Wednesday, February 24, 2010

Wine and cheese! Weese.

I've had a foray into acting, written a couple songs - I've taken up the piano and guitar again - and even made noise about performing comedy again. So imma write about wine and cheese. Isn't that great? Food is what really brings us together. From the nearest to the furthest, everybody eats, whether in their living room or on adventures in the saharahrahrah.

I've had an adventure into Matzah, celebrating my extremely distant Jewish heritage. I think I'm 1/64th Jew, but it's on my mother's side, so, you know, something worth celebrating in there. I'll start with these, actually; I like to have them with a wee bit of cheese. I think Matzah is my favorite cracker, although breaking it down into munchable pieces takes a bit of doing.

Right now I'm rockin' the Streits's Moonstrips. I got them on a whim, in severe lack of snackish substances and out of curiosity for this onion-and-poppyseed marvel. Gotta say, the seasoning is brilliant. It doesn't have that greasy, "hey I'm a cracker so PAY THE FACK ATTENTION" thing that other cheese substrates tend to have, which I think interferes with the cheesy goodness. but somehow, the rather unappetizing flavor of the naked cardboard this food comes in tends to permeate the bread. Definitely more a fan of the Manischewitz, even just the plain salted, on account of the extra little steps to divorce the food from the packaging. As any good Jew knows, when it comes to Matzah, sometimes very little distinguishes bread from cardboard.

Quite unlike cardboard is Falcon Ridge Lodi Zinfandel, something I will pretend to know very much about for one paragraph and one paragraph precisely. I like this wine because it tastes like five dark, ripe cherries sitting around a campfire, sharing stories about a delicious scotch whisky they once had, all while eating freshly roasted nuts. They get so into the story about the taste on the tongue of the rich, peaty island treat that you can almost smell it in the silky late-night air as the flames quietly sing their funny little song. Also it's six bucks at the Trader Joe's, so I can afford to take the time to conjure a lovely metaphor like that.

Didn't really take as much time with Bear's Lair Cab Sav. Bit tangy, tropical-fruity, but a bit acrid for my taste - tends to object too much to being sipped to be a major contender for my adventures.

Finally, the cheese portion. I have no idea what cheese this is. The scrawl on the package says "Saint Nectarine's Cow France." All I can tell you is it tastes like a mild cheddar with a soft brie flavor and the overwhelming sense of cooked broccoli.

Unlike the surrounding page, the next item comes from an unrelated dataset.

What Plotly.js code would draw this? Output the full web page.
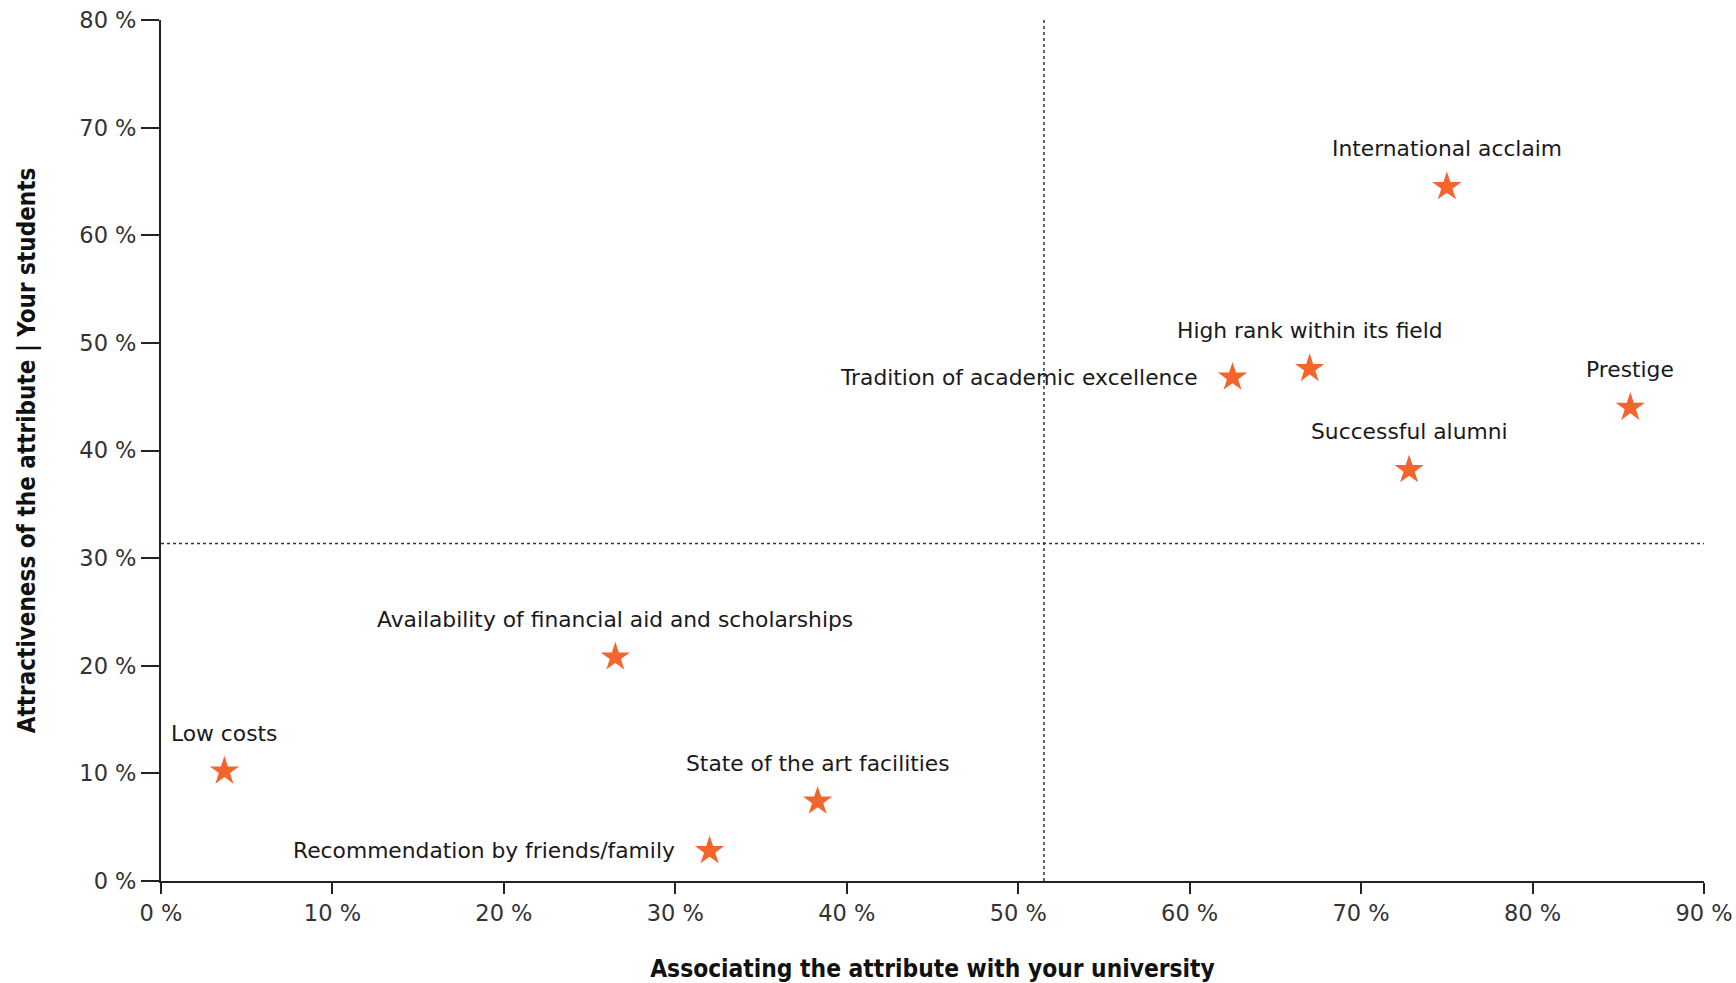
<!DOCTYPE html>
<html>
<head>
<meta charset="utf-8">
<script src="https://cdn.plot.ly/plotly-3.0.1.min.js"></script>
<style>
html,body{margin:0;padding:0;background:#fff;}
#chart{width:1736px;height:983px;}
</style>
</head>
<body>
<div id="chart"></div>
<script>
// Data (percent values)
const attributes = [
  "International acclaim",
  "High rank within its field",
  "Tradition of academic excellence",
  "Prestige",
  "Successful alumni",
  "Availability of financial aid and scholarships",
  "Low costs",
  "State of the art facilities",
  "Recommendation by friends/family"
];
const association = [75.0, 67.0, 62.5, 85.7, 72.8, 26.5, 3.7, 38.3, 32.0];
const attractiveness = [64.5, 47.6, 46.8, 44.0, 38.2, 20.8, 10.2, 7.4, 2.8];
const labelSide = ["top", "top", "left", "top", "top", "top", "top", "top", "left"];
const xTitle = "Associating the attribute with your university";
const yTitle = "Attractiveness of the attribute | Your students";

const mean = a => a.reduce((s, v) => s + v, 0) / a.length;
const meanX = mean(association);
const meanY = mean(attractiveness);

const labelFont = {family: "DejaVu Sans", size: 21.8, color: "#1a1a1a"};
const tickFont = {family: "DejaVu Sans", size: 22.5, color: "#333333"};
const titleFont = {family: "Liberation Sans Narrow, DejaVu Sans Condensed, Arial Narrow, sans-serif", size: 24.3, color: "#111111", weight: 700};
const yTitleFont = {family: "Liberation Sans Narrow, DejaVu Sans Condensed, Arial Narrow, sans-serif", size: 24, color: "#111111", weight: 700};

const trace = {
  type: "scatter",
  mode: "markers",
  x: association,
  y: attractiveness,
  text: attributes,
  hoverinfo: "text",
  marker: {symbol: "star", size: 22, color: "#f2652d", line: {width: 0}},
  showlegend: false
};

const annotations = attributes.map((t, i) => {
  const left = labelSide[i] === "left";
  return {
    x: association[i], y: attractiveness[i], xref: "x", yref: "y",
    text: t, showarrow: false, font: labelFont,
    xanchor: left ? "right" : "center",
    yanchor: "middle",
    xshift: left ? -33 : 0,
    yshift: left ? 0 : 38
  };
});

const layout = {
  width: 1736, height: 983,
  margin: {l: 161, r: 32, t: 20, b: 102},
  paper_bgcolor: "#ffffff", plot_bgcolor: "#ffffff",
  xaxis: {
    range: [0, 90], dtick: 10, tick0: 0, ticksuffix: " %",
    showgrid: false, zeroline: false, showline: true, linecolor: "#222", linewidth: 2,
    ticks: "outside", ticklen: 11, tickcolor: "#222", tickwidth: 2,
    tickfont: tickFont, fixedrange: true,
    title: {text: xTitle, font: titleFont, standoff: 37}
  },
  yaxis: {
    range: [0, 80], dtick: 10, tick0: 0, ticksuffix: " %",
    showgrid: false, zeroline: false, showline: true, linecolor: "#222", linewidth: 2,
    ticks: "outside", ticklen: 18, tickcolor: "#222", tickwidth: 2,
    tickfont: tickFont, fixedrange: true,
    title: {text: yTitle, font: yTitleFont, standoff: 37}
  },
  shapes: [
    {type: "line", xref: "x", yref: "y", x0: meanX, x1: meanX, y0: 0, y1: 80,
     line: {color: "#333", width: 1.5, dash: "dot"}},
    {type: "line", xref: "x", yref: "y", x0: 0, x1: 90, y0: meanY, y1: meanY,
     line: {color: "#333", width: 1.5, dash: "dot"}}
  ],
  annotations: annotations,
  hovermode: "closest"
};

Plotly.newPlot("chart", [trace], layout, {displayModeBar: false, staticPlot: false});
</script>
</body>
</html>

Delightful!

Don't you feel enlightened?

The lesson: It's perfectly okay to be a lazy epicure, so long as you have a good time.

Thursday, October 29, 2009

Yet Another Blog?

I think I'm a serial blogomaniac. I keep at least four blogs, three twitters, two gallery sites and a partridge in a pear tree. This is one of those telltale signs that I still have writer's block, five days past deadline. Opening FinalDraft has become my most tortuous endeavor, ranking higher even than the morning-after mirror (you know what I'm talking about, a pint of vodka and an evening of sloppy karaoke) or the bathroom scale.
So I become extremely productive at managing e-mail, online networking, scheduling and rescheduling. My friends all know how well I'm doing and I'm coming up with some fairly convincing lies about how productive I've been. I've documented some very urbane and essential things using 140 characters or less. There's a picture of a cat with text on it that was not there before.
I think the mark of a great writer is not the volume or quality of output, but sheer talent in staving off inspiration. I mean, after all, a doctor prides themselves on taking from their patients perfectly good complaint material. Restaurants exist because some dude really needed a way to dirty dishes. I will one day be thought of as a great writer simply because of my ability to not only ignore my muse, but run screaming from it at every possible opportunity.

The lesson: You can't pull any muscles doing mental gymnastics. Healthy rationalization is the key to a long and over-productive life.